Our first grader had two birthday parties to attend in the same day. We could have said no to either or both, but our little guy loves spending time with his friends.
I was fairly sure we could make it happen, but I was a little anxious about the time that would be involved. So I planned our day carefully. If all went well, I could take him to one party, then go to Mass, and take him home to change into costume in time for the second party. Then we would get home with about 20 minutes to spare before I had to leave for another obligation in the evening.
That was all doable, but I couldn’t figure out how I would fit in the weekly grocery run. But sometimes you just jump into the day and hope for the best.
Well, that’s most days, really.
Then, as the birthday girl’s mom greeted me at the first party, she said, “You’re welcome to drop off and come back at the end.” What’s that? Leave and come back?
I hadn’t even considered running an errand during the party. But as I looked at the children sitting happily and calmly at a table, coloring Halloween ornaments and waiting to decorate pumpkins and make pizza, I realized this might be my only chance.
I had two hours to run to the store, take the groceries home, and come back. If I didn’t waste time, I should be able to pull that off.
So I told Daniel I was leaving, promised not to have fun without him, and headed out. And the stars were aligned perfectly. I sailed through the store.
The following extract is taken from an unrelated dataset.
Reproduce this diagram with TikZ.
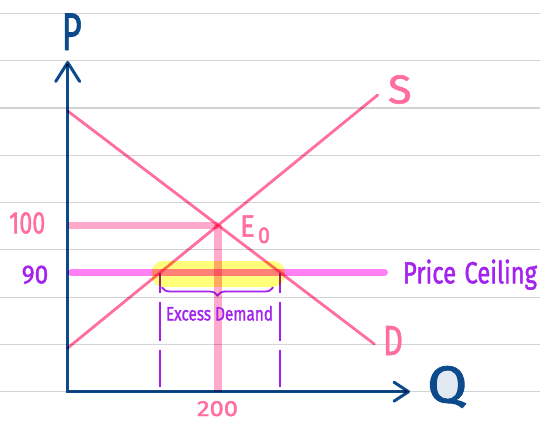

For the first time ever I found the chocolate soy milk boxes I needed on the shelves, and I almost gave the cashier a hug to thank her.
“If you ever want something and don’t see it, tell customer service,” she said. “We can’t read your mind!” It’s true. But somehow they had read my mind, and there were the cases of the coveted soy milk boxes we cannot live without, saving me another trip.
I made it home, filled the fridge, and headed back to the party to pick up Daniel.
He was happy, well-fed, and eager to tell me how much fun he had had.
Then, the mother hosting the second party also encouraged me to drop off, which meant I enjoyed a spur-of-the-moment afternoon chicken-noodle-soup-at-Panera date with my older son.
So the parties I thought were going to require four or five hours of our day ended up giving me that time back, a beautiful gift in a busy weekend. At bedtime our little boy fell asleep, happy and exhausted, his extroverted self completely satisfied from all the time with his friends.
When I look back, I realize I did over-schedule myself. I did not leave enough time to accomplish everything I thought I might. But God offered these windows where I could choose to take the time and focus on other things—like making sure we will have food to eat this week and giving me some one-on-one time with Leo.
There’s holiness to the busy days, even when you feel stretched thin. But I have to admit, as I skipped happily into the grocery store without a child or two to help me, I felt a little bit giddy. There really is nothing like the gift of time.